§ SIR JOHN COLOMB (Great Yarmouth)
I beg to ask the Chief Secretary to the Lord Lieutenant of Ireland whether he is aware that the practice of the Fishery Commissioners in not holding inquiries into proposed changes of close season unless the expenses of such inquiries are paid by the applicants, acts hardly on the poorer classes of fishermen; whether it is the case that payment of expenses by such applicants had not been enforced for some 50 years down to August last; and for what reason, and on what grounds are such charges made?
§ MR. GERALD BALFOUR
Section 33 of the 5 & 6 Vict., cap. 106, empowers the Inspectors of Fisheries to make inquiries into applications for changes of close seasons, provided that the expenses of such applications and all proceedings consequent thereon shall be defrayed by the applicants.
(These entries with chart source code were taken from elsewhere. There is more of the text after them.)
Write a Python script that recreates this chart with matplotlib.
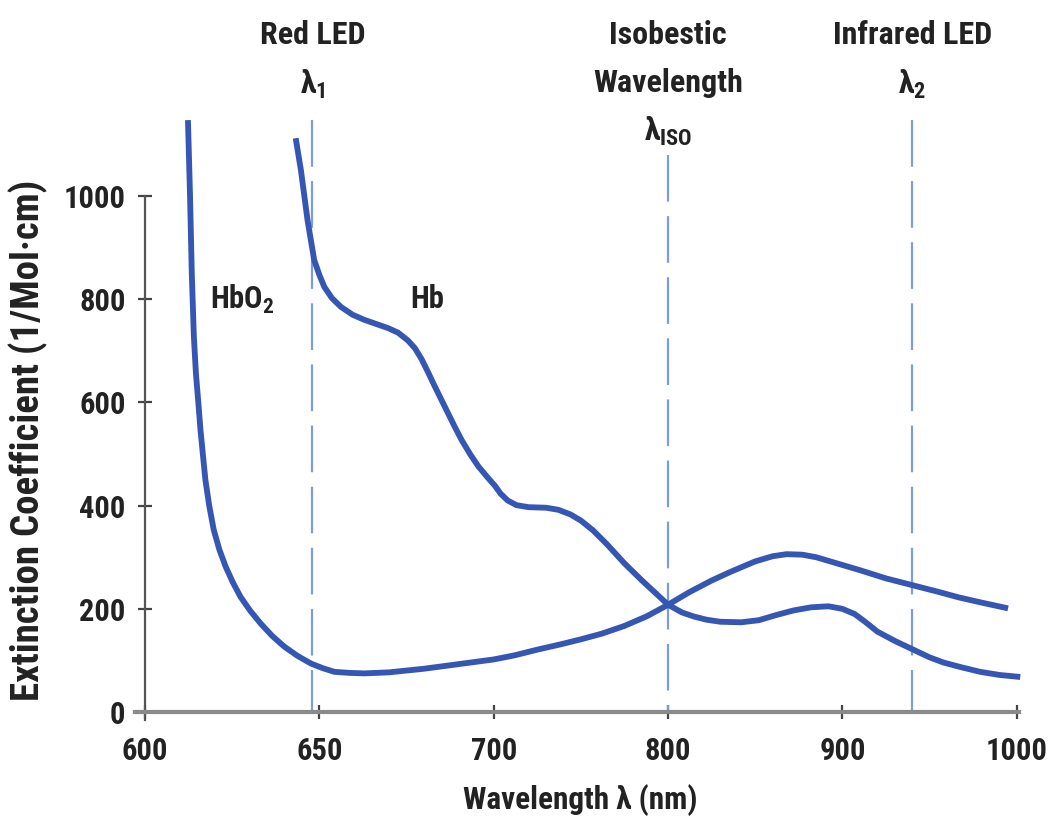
import matplotlib
matplotlib.use("Agg")
import matplotlib.pyplot as plt
import matplotlib.transforms as mtransforms
from matplotlib import font_manager as fm
import numpy as np

# ---- data ----
hbo2_wl = [612.3, 612.9, 613.4, 614, 614.6, 615.3, 615.9, 616.6, 617.3, 618.4, 619.7, 621.3, 623.1,
           625.2, 627.4, 630.2, 633.1, 636.4, 639.9, 643.7, 647.6, 651, 654.3, 658.5, 662.9,
           670, 680, 690, 700, 712, 725, 738, 750, 762, 775, 788, 800,
           812, 825, 836, 850, 860, 868, 877, 885, 897, 910, 925, 940, 955, 967, 980, 995]
hbo2_val = [1147, 1000, 850, 727, 655, 598, 546, 498, 450, 400, 353, 315, 282,
            251, 223, 196, 172, 148, 127, 109, 94, 85, 78, 76, 75,
            77, 84, 93, 102, 110, 121, 131, 141, 152, 167, 186, 208,
            232, 255, 272, 292, 302, 306, 305, 300, 288, 275, 259, 246, 233, 222, 212, 201]

hb_wl = [643.2, 644.7, 646.6, 648.5, 650, 651.4, 653.6, 656.2, 659.5, 662.9, 666.3, 669.7, 672.6,
         675.4, 677.4, 679.3, 681.2, 683.1, 685, 686.9, 688.8, 690.8, 693.2, 695.6, 698.2,
         700.8, 704, 708, 713, 720, 730, 737, 744, 750, 757, 765, 775, 785, 793, 800, 808, 815,
         822, 830, 842, 852, 862, 872, 882, 892, 900, 907, 913, 920, 930, 940, 950, 958, 968,
         979, 990, 1002]
hb_val = [1112, 1050, 953, 876, 847, 824, 802, 785, 770, 760, 752, 744, 735,
          720, 705, 684, 658, 631, 605, 579, 553, 527, 500, 476, 455,
          438, 423, 410, 401, 397, 396, 392, 383, 371, 352, 325, 288, 255, 230, 208, 193, 185,
          179, 175, 174, 178, 188, 197, 203, 205, 200, 190, 175, 156, 138, 122, 106, 96, 87,
          78, 72, 68]

x_ticks = [600, 650, 700, 800, 900, 1000]
y_ticks = [0, 200, 400, 600, 800, 1000]
led_wl = [648, 800, 940]

# ---- pick a condensed bold font if one is installed ----
names = {f.name for f in fm.fontManager.ttflist}
cands = ['Roboto Condensed', 'Liberation Sans Narrow', 'Open Sans Condensed',
         'Noto Sans Condensed', 'DejaVu Sans Condensed', 'Arial Narrow']
chosen = next((c for c in cands if c in names), None)
stretch = 'normal'
if chosen is None:
    for fam in ['DejaVu Sans', 'Noto Sans', 'Open Sans', 'Roboto']:
        hits = [f for f in fm.fontManager.ttflist if f.name == fam and
                str(f.stretch) in ('condensed', 'semi-condensed', 'extra-condensed')]
        if hits:
            chosen, stretch = fam, 'condensed'
            break
if chosen is None:
    chosen = 'Liberation Sans'

plt.rcParams['font.family'] = [chosen, 'DejaVu Sans']
plt.rcParams['font.stretch'] = stretch
plt.rcParams['font.weight'] = 'bold'
plt.rcParams['mathtext.fontset'] = 'custom'
plt.rcParams['mathtext.rm'] = chosen + ':bold'
plt.rcParams['mathtext.it'] = chosen + ':bold'
plt.rcParams['mathtext.bf'] = chosen + ':bold'

TXT = '#222222'


def fwd(x):
    x = np.asarray(x, dtype=float)
    return np.where(x < 700, (x - 600) / 50.0, 2.0 + (x - 700) / 100.0)


def inv(u):
    u = np.asarray(u, dtype=float)
    return np.where(u < 2, 600 + u * 50.0, 700 + (u - 2) * 100.0)


W, H = 1055, 838
fig = plt.figure(figsize=(W / 100, H / 100), dpi=100)
ax = fig.add_axes([134.6 / W, 0.1404, (1022 - 134.6) / W, 0.7181])
ax.set_xscale('function', functions=(fwd, inv))
ax.set_xlim(597, 1003)
ax.set_ylim(-16, 1150)

curve_color = '#3557b3'
ax.plot(hbo2_wl, hbo2_val, color=curve_color, lw=4.2, solid_capstyle='butt',
        solid_joinstyle='round', zorder=3, clip_on=False)
ax.plot(hb_wl, hb_val, color=curve_color, lw=4.2, solid_capstyle='butt',
        solid_joinstyle='round', zorder=3, clip_on=False)

dash_color = '#7c9be0'
tops = [1147, 1080, 1147]
for wl, t in zip(led_wl, tops):
    ax.plot([wl, wl], [t, 0], color=dash_color, lw=1.6, dashes=(21, 6.5), zorder=2)

for s in ['top', 'right']:
    ax.spines[s].set_visible(False)
ax.spines['left'].set_position(('data', 600))
ax.spines['left'].set_bounds(-16, 1000)
ax.spines['left'].set_color('#555555')
ax.spines['left'].set_linewidth(1.6)
ax.spines['bottom'].set_position(('data', 0))
ax.spines['bottom'].set_bounds(597, 1001)
ax.spines['bottom'].set_color('#8a8a8a')
ax.spines['bottom'].set_linewidth(3.0)

ax.set_xticks(x_ticks)
ax.set_xticklabels([str(v) for v in x_ticks])
ax.set_yticks(y_ticks)
ax.set_yticklabels([str(v) for v in y_ticks])
ax.tick_params(axis='both', direction='inout', length=10, width=1.6, color='#444444',
               labelsize=22, labelcolor=TXT)
ax.tick_params(axis='x', pad=12)
ax.tick_params(axis='y', pad=9)
ax.minorticks_off()

ax.text(628, 800, 'HbO$_2$', fontsize=22, ha='center', va='center', color=TXT)
ax.text(681, 800, 'Hb', fontsize=22, ha='center', va='center', color=TXT)

trans = mtransforms.blended_transform_factory(ax.transData, fig.transFigure)


def ftxt(x, ypix, s, fs=23):
    ax.text(x, 1 - ypix / H, s, transform=trans, fontsize=fs, ha='center', va='center',
            color=TXT, clip_on=False)


ftxt(648, 35, 'Red LED')
ftxt(648, 84, 'λ$_1$')
ftxt(800, 35, 'Isobestic')
ftxt(800, 83, 'Wavelength')
ftxt(800, 131, 'λ$_{\\mathrm{ISO}}$')
ftxt(940, 35, 'Infrared LED')
ftxt(940, 84, 'λ$_2$')

fig.text(580 / W, 1 - 800 / H, 'Wavelength λ (nm)', fontsize=22.5, ha='center', va='center',
         color=TXT)
fig.text(28 / W, 1 - 440 / H, 'Extinction Coefficient (1/Mol·cm)', fontsize=28, rotation=90,
         ha='center', va='center', color=TXT)

fig.savefig('out.png', dpi=100)
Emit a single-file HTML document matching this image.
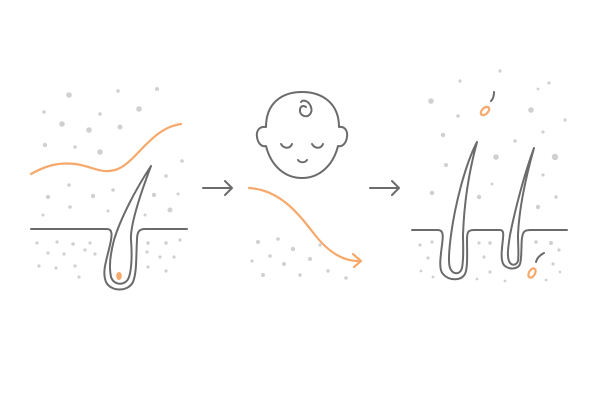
<!DOCTYPE html>
<html><head><meta charset="utf-8"><style>html,body{margin:0;padding:0;background:#fff}svg{display:block}</style></head><body>
<svg width="600" height="400" viewBox="0 0 600 400" xmlns="http://www.w3.org/2000/svg">
<g fill="#d0d0d0">
<circle cx="69" cy="95" r="2.8"/><circle cx="118" cy="91" r="1.8"/><circle cx="157" cy="89" r="2"/><circle cx="44" cy="112" r="1.8"/><circle cx="100" cy="114" r="1.8"/><circle cx="139" cy="109" r="2.8"/><circle cx="62" cy="124" r="2.8"/><circle cx="89" cy="130" r="2.8"/><circle cx="120" cy="127" r="2.5"/><circle cx="45" cy="145" r="2.2"/><circle cx="75" cy="147" r="1.8"/><circle cx="100" cy="152" r="2.8"/><circle cx="182" cy="161" r="1.8"/><circle cx="166" cy="176" r="1.8"/><circle cx="69" cy="185" r="1.8"/><circle cx="48" cy="197" r="2.2"/><circle cx="93" cy="196" r="2.2"/><circle cx="113" cy="190" r="1.8"/><circle cx="154" cy="195" r="2.2"/><circle cx="43" cy="215" r="1.5"/><circle cx="108" cy="211" r="1.5"/><circle cx="145" cy="215" r="1.5"/><circle cx="170" cy="210" r="2.5"/><circle cx="178" cy="194" r="1.5"/><circle cx="70" cy="207" r="1.8"/>
<circle cx="37" cy="243" r="1.6"/><circle cx="57" cy="242" r="1.6"/><circle cx="73" cy="244" r="1.8"/><circle cx="90" cy="243" r="1.6"/><circle cx="48" cy="253" r="1.6"/><circle cx="64" cy="254" r="1.6"/><circle cx="85" cy="250" r="1.6"/><circle cx="95" cy="254" r="1.6"/><circle cx="39" cy="266" r="1.6"/><circle cx="56" cy="268" r="1.6"/><circle cx="75" cy="266" r="1.6"/><circle cx="79" cy="277" r="1.6"/><circle cx="148" cy="243" r="1.8"/><circle cx="166" cy="243" r="1.8"/><circle cx="180" cy="240" r="1.6"/><circle cx="147" cy="252" r="1.6"/><circle cx="160" cy="257" r="1.6"/><circle cx="174" cy="257" r="1.6"/><circle cx="148" cy="267" r="1.6"/><circle cx="166" cy="271" r="1.6"/>
<circle cx="258" cy="242" r="2"/><circle cx="278" cy="239" r="1.8"/><circle cx="293" cy="249" r="2.2"/><circle cx="270" cy="256" r="1.8"/><circle cx="252" cy="261" r="1.6"/><circle cx="284" cy="264" r="2"/><circle cx="310" cy="259" r="2"/><circle cx="263" cy="275" r="2"/><circle cx="300" cy="275" r="1.8"/><circle cx="328" cy="271" r="1.8"/><circle cx="346" cy="278" r="1.8"/><circle cx="320" cy="245" r="1.6"/>
<circle cx="431" cy="101" r="2.8"/><circle cx="460" cy="81" r="1.6"/><circle cx="500" cy="71" r="1.6"/><circle cx="549" cy="83" r="1.6"/><circle cx="538" cy="89" r="1.4"/><circle cx="458" cy="116" r="1.8"/><circle cx="531" cy="110" r="2.8"/><circle cx="565" cy="120" r="1.6"/><circle cx="443" cy="135" r="2.2"/><circle cx="543" cy="132" r="1.6"/><circle cx="515" cy="141" r="1.8"/><circle cx="496" cy="157" r="2.8"/><circle cx="555" cy="157" r="3.2"/><circle cx="446" cy="165" r="2"/><circle cx="543" cy="175" r="1.6"/><circle cx="492" cy="184" r="1.4"/><circle cx="432" cy="193" r="2.2"/><circle cx="479" cy="197" r="2.2"/><circle cx="556" cy="197" r="1.8"/><circle cx="538" cy="207" r="2.2"/>
<circle cx="420" cy="245" r="1.6"/><circle cx="432" cy="242" r="1.6"/><circle cx="428" cy="258" r="1.6"/><circle cx="421" cy="271" r="1.4"/><circle cx="433" cy="277" r="1.4"/><circle cx="479" cy="243" r="1.6"/><circle cx="490" cy="243" r="1.8"/><circle cx="484" cy="257" r="1.6"/><circle cx="490" cy="272" r="1.6"/><circle cx="477" cy="279" r="1.4"/><circle cx="505" cy="281" r="1.4"/><circle cx="536" cy="242" r="1.8"/><circle cx="551" cy="243" r="2"/><circle cx="559" cy="250" r="1.6"/><circle cx="553" cy="264" r="1.6"/><circle cx="546" cy="280" r="1.4"/><circle cx="560" cy="272" r="1.4"/>
</g>
<g fill="none" stroke="#6b6b6b" stroke-width="2" stroke-linecap="round" stroke-linejoin="round">
<path d="M31,229 H107 C113,229 112,236 110,245 C106,262 102,272 106,282 C111,292 128,292 133,282 C137,272 136,255 137,240 C137,232 139,229 145,229 H187"/>
<path d="M151,166 C135,190 120,220 114,240 C110,255 109,268 111,277 C114,286 126,286 129,277 C132,268 132,252 131,240 C130,225 140,195 151,166"/>
<path d="M203,188 H232 M225,181 L232,188 L225,195"/>
<path d="M370,188 H399 M392,181 L399,188 L392,195"/>
<path d="M266,127 C266,103 282,92 302,92 C322,92 339,103 339,127 C344,126 348,130 347,137 C346,144 342,147 338,146 C333,166 319,178 302,178 C285,178 271,166 266,146 C262,147 258,144 257,137 C256,130 260,126 266,127"/>
<path d="M306,107 C300,103 298,112 302,115 C308,119 313,113 311,107 C309,101 303,99 301,102"/>
<path d="M281,144 C284,149 290,149 292,144 M312,144 C315,149 321,149 323,144 M298,160 C300,163 305,163 307,160"/>
<path d="M412,230 H438 C444,230 443,237 442,245 C440,260 439,270 443,274 C449,281 461,281 465,274 C468,268 467,252 467,240 C467,232 468,230 474,230 H500 C505,230 503,237 502,248 C501,258 502,264 505,266 C510,270 518,269 520,264 C522,258 521,245 522,238 C523,231 525,230 531,230 H567"/>
<path d="M477,142 C465,165 455,205 451,235 C449,250 448,262 450,268 C453,275 460,275 462,268 C464,258 463,245 463,235 C464,205 468,175 477,142"/>
<path d="M534,148 C524,175 515,210 510,235 C508,248 507,256 509,261 C511,266 516,266 518,261 C519,255 518,245 518,235 C519,210 525,180 534,148"/>
<path d="M494,92 C494,96 493,99 491,101 M544,253 C540,255 537,258 536,262"/>
</g>
<g fill="none" stroke="#f7a86b" stroke-width="2.2" stroke-linecap="round" stroke-linejoin="round">
<path d="M31,174 C45,166 58,162 75,164 C92,166 100,174 115,170 C135,165 150,128 181,124"/>
<path d="M249,188 C280,190 298,213 315,235 C330,254 345,262 361,261 M353,254 L361,261 L354,267"/>
<ellipse cx="485" cy="111" rx="3" ry="5" transform="rotate(45 485 111)"/>
<ellipse cx="532" cy="273" rx="3" ry="5" transform="rotate(30 532 273)"/>
</g>
<ellipse cx="119" cy="276" rx="2.8" ry="4" fill="#f7a86b"/>
</svg>
</body></html>
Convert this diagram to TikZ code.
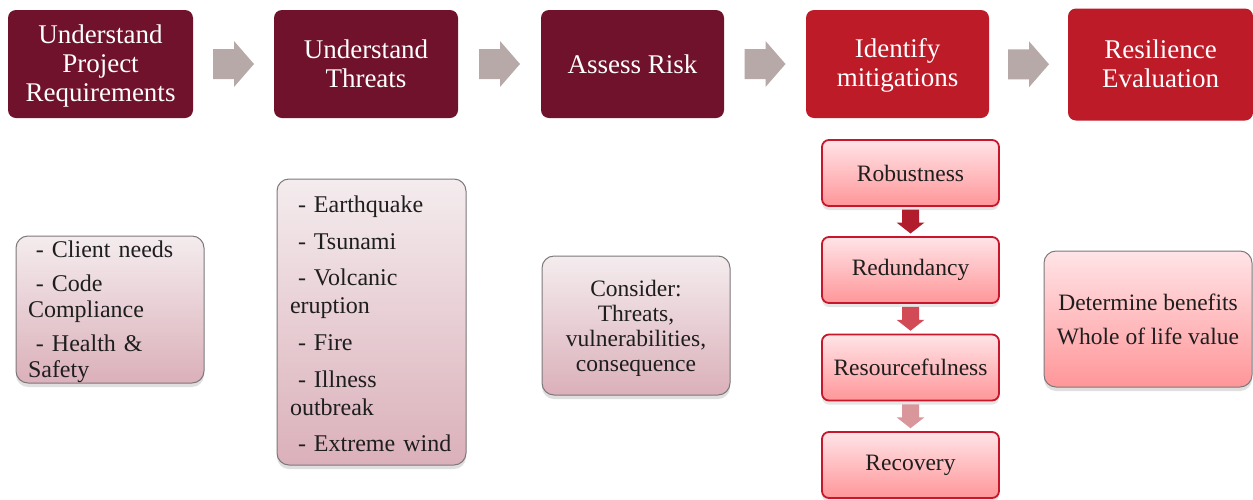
\documentclass[tikz,border=0pt]{standalone}
\usepackage{fontspec}
\setmainfont{Liberation Serif}
\usetikzlibrary{shadows,calc}
\definecolor{cMaroon}{RGB}{112,18,43}
\definecolor{cRed}{RGB}{190,27,40}
\definecolor{cArr}{RGB}{184,169,169}
\definecolor{cGrayTop}{RGB}{244,236,238}
\definecolor{cGrayBot}{RGB}{219,176,186}
\definecolor{cGrayLine}{RGB}{125,120,122}
\definecolor{cPinkTop}{RGB}{255,228,231}
\definecolor{cPinkBot}{RGB}{255,150,153}
\definecolor{cMitLine}{RGB}{200,22,42}
\definecolor{cDownA}{RGB}{178,29,46}
\definecolor{cDownB}{RGB}{210,74,85}
\definecolor{cDownC}{RGB}{217,151,156}
\definecolor{cText}{RGB}{30,30,30}
\begin{document}
\begin{tikzpicture}[x=1pt,y=-1pt,
  topbox/.style={rounded corners=8pt, inner sep=0pt, align=center, text=white,
    font=\fontsize{27}{29}\selectfont, minimum height=108pt},
  lowbox/.style={draw=cGrayLine, line width=1pt, rounded corners=12pt,
    top color=cGrayTop, bottom color=cGrayBot, inner sep=0pt, text=cText,
    drop shadow={shadow xshift=0pt, shadow yshift=-4pt, opacity=.25}},
  lowtext/.style={inner sep=0pt, text=cText},
  mitbox/.style={draw=cMitLine, line width=1.8pt, rounded corners=7pt,
    top color=cPinkTop, bottom color=cPinkBot, inner sep=0pt, text=cText,
    minimum width=177pt, minimum height=66pt, font=\fontsize{23.5}{26}\selectfont,
    drop shadow={shadow xshift=0pt, shadow yshift=-4pt, opacity=.2}},
  rarr/.pic={\path[pic actions] (-20.5,-15) -- (0.5,-15) -- (0.5,-23) -- (20.5,0)
    -- (0.5,23) -- (0.5,15) -- (-20.5,15) -- cycle;},
  darr/.pic={\path[pic actions] (-8.5,-12) -- (8.5,-12) -- (8.5,1) -- (14,1)
    -- (0,12) -- (-14,1) -- (-8.5,1) -- cycle;}
]
\fill[white] (0,0) rectangle (1253,499);
\useasboundingbox (0,0) rectangle (1253,499);

% top row
\node[topbox, fill=cMaroon, minimum width=185pt] (b1) at (100.5,64) {};
\node[topbox] (b1t) at ($(b1.center)+(0,2.5)$) {Understand\\Project\\Requirements};
\node[topbox, fill=cMaroon, minimum width=184pt] (b2) at (366,64) {Understand\\Threats};
\node[topbox, fill=cMaroon, minimum width=183pt] (b3) at (632.5,64) {Assess Risk};
\node[topbox, fill=cRed, minimum width=183pt] (b4) at (897.5,64) {};
\node[topbox] (b4t) at ($(b4.center)+(0,1.5)$) {Identify\\mitigations};
\node[topbox, fill=cRed, minimum width=185pt, minimum height=112pt] (b5) at (1160.5,64.5) {};
\node[topbox] (b5t) at ($(b5.center)+(0,-1)$) {Resilience\\Evaluation};

\pic[fill=cArr] at ($(b1.east)!0.5!(b2.west)$) {rarr};
\pic[fill=cArr] at ($(b2.east)!0.5!(b3.west)$) {rarr};
\pic[fill=cArr] at ($(b3.east)!0.5!(b4.west)$) {rarr};
\pic[fill=cArr] at ($(b4.east)!0.5!(b5.west)$) {rarr};

% lower boxes
\node[lowbox, minimum width=188pt, minimum height=147pt] (req) at (110,309.5) {};
\node[lowtext, align=left, text width=164pt,
  font=\fontsize{24}{26}\selectfont] (reqt) at ($(req.center)+(0,2.5)$)
  {\ - Client needs\\[8pt]\ - Code\\Compliance\\[8pt]\ - Health \&\\Safety};

\node[lowbox, minimum width=189pt, minimum height=286pt] (thr) at (371.5,322) {};
\node[lowtext, align=left, text width=163pt,
  font=\fontsize{24}{28}\selectfont] (thrt) at ($(thr.center)+(0,2)$)
  {\ - Earthquake\\[8.5pt]\ - Tsunami\\[8.5pt]\ - Volcanic\\eruption\\[9pt]\ - Fire\\[8.5pt]\ - Illness\\outbreak\\[8.5pt]\ - Extreme wind};

\node[lowbox, minimum width=188pt, minimum height=139pt] (con) at (636,325.5) {};
\node[lowtext, align=center, font=\fontsize{23.5}{25}\selectfont] (cont)
  at ($(con.center)+(0,2.5)$) {Consider:\\Threats,\\vulnerabilities,\\consequence};

% mitigations
\node[mitbox] (rob) at (910.5,173) {Robustness};
\node[mitbox] (red) at (910.5,270) {Redundancy};
\node[mitbox] (res) at (910.5,367.5) {Resourcefulness};
\node[mitbox] (rec) at (910.5,465) {Recovery};

\pic[fill=cDownA] at ($(rob.south)!0.5!(red.north)$) {darr};
\pic[fill=cDownB] at ($(red.south)!0.5!(res.north)$) {darr};
\pic[fill=cDownC] at ($(res.south)!0.5!(rec.north)$) {darr};

\node[draw=cGrayLine, line width=1pt, rounded corners=12pt, top color=cPinkTop,
  bottom color=cPinkBot, inner sep=0pt, text=cText, align=center,
  minimum width=208pt, minimum height=136pt, font=\fontsize{23.5}{26}\selectfont,
  drop shadow={shadow xshift=0pt, shadow yshift=-4pt, opacity=.25}] (det) at (1148,319)
  {Determine benefits\\[8pt]Whole of life value};
\end{tikzpicture}
\end{document}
As a matter of fact, however, the costs in these applications have not hitherto been imposed upon the applicants, and in the opinion of the Inspectors, if such a course had been insisted upon, the poorer classes of fishermen would have been precluded from making applications. The non-enforcement of the law over so extended a period has, therefore, really been in the interests and for the benefit of the fishermen. But the hon. Member for East Cork protested against the action of the Inspectors in the course of last Session, and although I explained to him the reasons which actuated the Inspectors, I felt bound to add that their action had been ultra vires, and that any payments out of public funds for such expenses would certainly be liable to be disallowed. Several applications have been made to the Inspectors for the holding of inquiries since the point was raised by the hon. Member for East Cork, but the Inspectors have felt unable to comply with these applications, and I regret to have to add that the practical 1604 result of the intervention of the hon. Member has been to bring about a discontinuance of such inquiries.